● **GIVEN TASK**
Images are not part of the copy; transcribe all the data exactly.

● **GIVEN INFORMATION**
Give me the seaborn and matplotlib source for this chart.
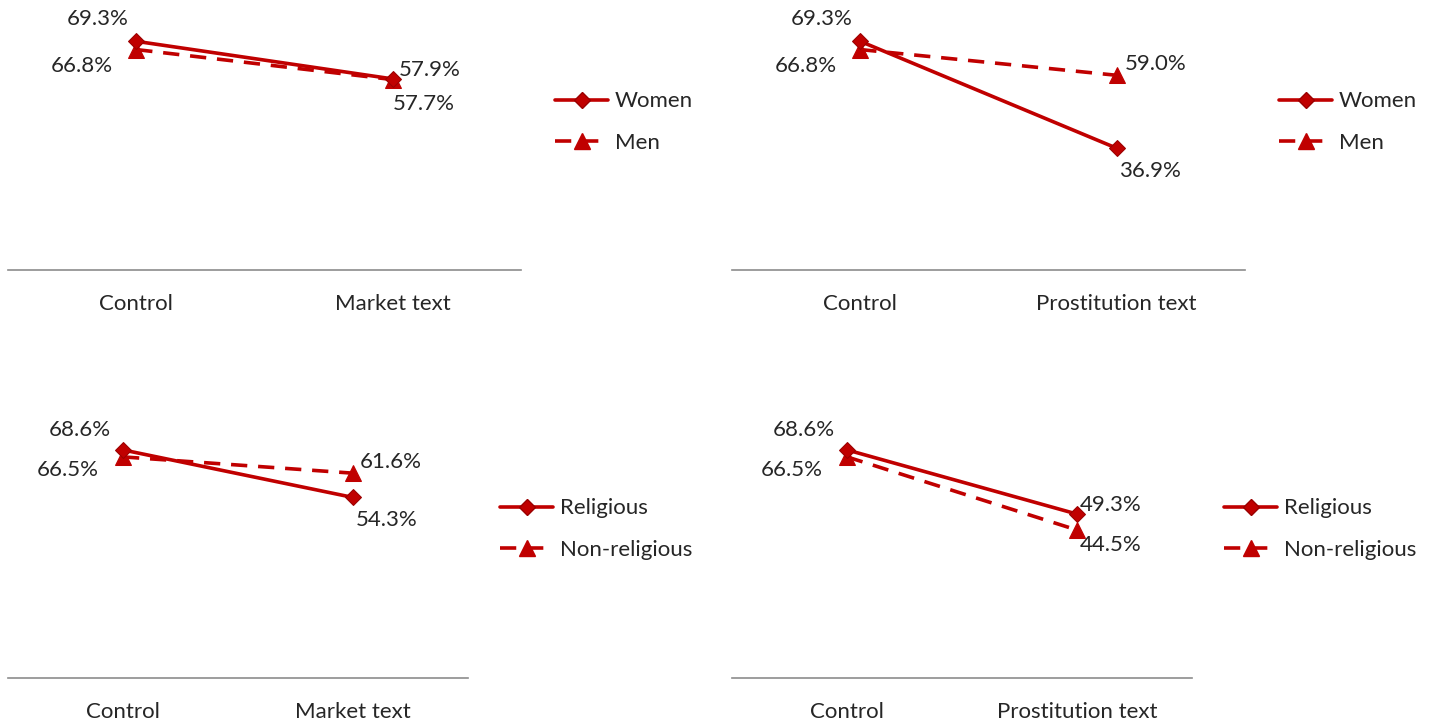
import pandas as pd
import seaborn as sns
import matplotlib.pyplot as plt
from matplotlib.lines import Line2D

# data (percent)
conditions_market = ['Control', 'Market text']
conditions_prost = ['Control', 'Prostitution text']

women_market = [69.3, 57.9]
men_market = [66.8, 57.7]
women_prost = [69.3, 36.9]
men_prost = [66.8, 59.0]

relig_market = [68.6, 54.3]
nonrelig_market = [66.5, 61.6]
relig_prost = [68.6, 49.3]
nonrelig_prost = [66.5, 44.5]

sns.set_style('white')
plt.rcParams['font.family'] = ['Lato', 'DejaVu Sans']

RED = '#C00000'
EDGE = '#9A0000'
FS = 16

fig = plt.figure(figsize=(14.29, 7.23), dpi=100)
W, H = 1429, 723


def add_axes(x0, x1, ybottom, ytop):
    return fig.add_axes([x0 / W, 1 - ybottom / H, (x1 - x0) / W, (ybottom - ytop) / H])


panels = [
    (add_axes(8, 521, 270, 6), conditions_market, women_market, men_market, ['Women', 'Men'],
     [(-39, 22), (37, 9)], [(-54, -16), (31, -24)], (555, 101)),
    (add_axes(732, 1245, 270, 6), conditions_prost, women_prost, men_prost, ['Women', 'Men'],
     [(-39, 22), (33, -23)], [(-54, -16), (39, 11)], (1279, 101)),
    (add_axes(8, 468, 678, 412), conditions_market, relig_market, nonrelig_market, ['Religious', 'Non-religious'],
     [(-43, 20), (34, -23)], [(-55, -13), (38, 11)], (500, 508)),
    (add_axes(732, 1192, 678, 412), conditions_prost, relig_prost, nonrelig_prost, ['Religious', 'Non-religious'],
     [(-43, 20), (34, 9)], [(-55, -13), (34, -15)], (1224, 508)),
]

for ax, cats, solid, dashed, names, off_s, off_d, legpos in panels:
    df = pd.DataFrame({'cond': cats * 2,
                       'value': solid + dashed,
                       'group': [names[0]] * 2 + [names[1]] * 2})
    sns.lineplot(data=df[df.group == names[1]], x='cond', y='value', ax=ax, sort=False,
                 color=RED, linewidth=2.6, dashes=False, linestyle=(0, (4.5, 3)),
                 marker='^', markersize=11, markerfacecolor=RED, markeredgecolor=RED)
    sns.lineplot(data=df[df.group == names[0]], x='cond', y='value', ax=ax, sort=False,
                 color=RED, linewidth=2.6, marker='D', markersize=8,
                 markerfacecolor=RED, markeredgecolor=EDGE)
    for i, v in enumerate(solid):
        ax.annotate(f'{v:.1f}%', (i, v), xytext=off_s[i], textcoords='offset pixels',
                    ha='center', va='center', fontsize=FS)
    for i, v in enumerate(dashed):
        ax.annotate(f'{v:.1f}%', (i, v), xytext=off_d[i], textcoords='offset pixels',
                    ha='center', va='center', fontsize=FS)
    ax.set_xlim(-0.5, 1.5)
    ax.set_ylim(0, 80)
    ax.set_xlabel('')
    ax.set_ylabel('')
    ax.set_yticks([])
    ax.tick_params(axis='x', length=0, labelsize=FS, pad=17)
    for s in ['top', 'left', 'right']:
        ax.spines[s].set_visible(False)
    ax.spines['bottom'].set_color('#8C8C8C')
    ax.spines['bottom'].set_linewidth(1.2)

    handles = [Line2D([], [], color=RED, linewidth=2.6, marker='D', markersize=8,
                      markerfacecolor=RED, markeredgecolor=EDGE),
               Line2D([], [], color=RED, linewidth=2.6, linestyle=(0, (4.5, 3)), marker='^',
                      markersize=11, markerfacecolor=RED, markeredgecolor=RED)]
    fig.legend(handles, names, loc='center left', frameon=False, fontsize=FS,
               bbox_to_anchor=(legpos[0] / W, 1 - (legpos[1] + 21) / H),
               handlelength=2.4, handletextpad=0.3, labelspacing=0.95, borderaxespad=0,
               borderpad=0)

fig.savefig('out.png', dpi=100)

● **RESULT OF THE EXERCISE**
Give me the seaborn and matplotlib source for this chart.
import pandas as pd
import seaborn as sns
import matplotlib.pyplot as plt
from matplotlib.lines import Line2D

# data (percent)
conditions_market = ['Control', 'Market text']
conditions_prost = ['Control', 'Prostitution text']

women_market = [69.3, 57.9]
men_market = [66.8, 57.7]
women_prost = [69.3, 36.9]
men_prost = [66.8, 59.0]

relig_market = [68.6, 54.3]
nonrelig_market = [66.5, 61.6]
relig_prost = [68.6, 49.3]
nonrelig_prost = [66.5, 44.5]

sns.set_style('white')
plt.rcParams['font.family'] = ['Lato', 'DejaVu Sans']

RED = '#C00000'
EDGE = '#9A0000'
FS = 16

fig = plt.figure(figsize=(14.29, 7.23), dpi=100)
W, H = 1429, 723


def add_axes(x0, x1, ybottom, ytop):
    return fig.add_axes([x0 / W, 1 - ybottom / H, (x1 - x0) / W, (ybottom - ytop) / H])


panels = [
    (add_axes(8, 521, 270, 6), conditions_market, women_market, men_market, ['Women', 'Men'],
     [(-39, 22), (37, 9)], [(-54, -16), (31, -24)], (555, 101)),
    (add_axes(732, 1245, 270, 6), conditions_prost, women_prost, men_prost, ['Women', 'Men'],
     [(-39, 22), (33, -23)], [(-54, -16), (39, 11)], (1279, 101)),
    (add_axes(8, 468, 678, 412), conditions_market, relig_market, nonrelig_market, ['Religious', 'Non-religious'],
     [(-43, 20), (34, -23)], [(-55, -13), (38, 11)], (500, 508)),
    (add_axes(732, 1192, 678, 412), conditions_prost, relig_prost, nonrelig_prost, ['Religious', 'Non-religious'],
     [(-43, 20), (34, 9)], [(-55, -13), (34, -15)], (1224, 508)),
]

for ax, cats, solid, dashed, names, off_s, off_d, legpos in panels:
    df = pd.DataFrame({'cond': cats * 2,
                       'value': solid + dashed,
                       'group': [names[0]] * 2 + [names[1]] * 2})
    sns.lineplot(data=df[df.group == names[1]], x='cond', y='value', ax=ax, sort=False,
                 color=RED, linewidth=2.6, dashes=False, linestyle=(0, (4.5, 3)),
                 marker='^', markersize=11, markerfacecolor=RED, markeredgecolor=RED)
    sns.lineplot(data=df[df.group == names[0]], x='cond', y='value', ax=ax, sort=False,
                 color=RED, linewidth=2.6, marker='D', markersize=8,
                 markerfacecolor=RED, markeredgecolor=EDGE)
    for i, v in enumerate(solid):
        ax.annotate(f'{v:.1f}%', (i, v), xytext=off_s[i], textcoords='offset pixels',
                    ha='center', va='center', fontsize=FS)
    for i, v in enumerate(dashed):
        ax.annotate(f'{v:.1f}%', (i, v), xytext=off_d[i], textcoords='offset pixels',
                    ha='center', va='center', fontsize=FS)
    ax.set_xlim(-0.5, 1.5)
    ax.set_ylim(0, 80)
    ax.set_xlabel('')
    ax.set_ylabel('')
    ax.set_yticks([])
    ax.tick_params(axis='x', length=0, labelsize=FS, pad=17)
    for s in ['top', 'left', 'right']:
        ax.spines[s].set_visible(False)
    ax.spines['bottom'].set_color('#8C8C8C')
    ax.spines['bottom'].set_linewidth(1.2)

    handles = [Line2D([], [], color=RED, linewidth=2.6, marker='D', markersize=8,
                      markerfacecolor=RED, markeredgecolor=EDGE),
               Line2D([], [], color=RED, linewidth=2.6, linestyle=(0, (4.5, 3)), marker='^',
                      markersize=11, markerfacecolor=RED, markeredgecolor=RED)]
    fig.legend(handles, names, loc='center left', frameon=False, fontsize=FS,
               bbox_to_anchor=(legpos[0] / W, 1 - (legpos[1] + 21) / H),
               handlelength=2.4, handletextpad=0.3, labelspacing=0.95, borderaxespad=0,
               borderpad=0)

fig.savefig('out.png', dpi=100)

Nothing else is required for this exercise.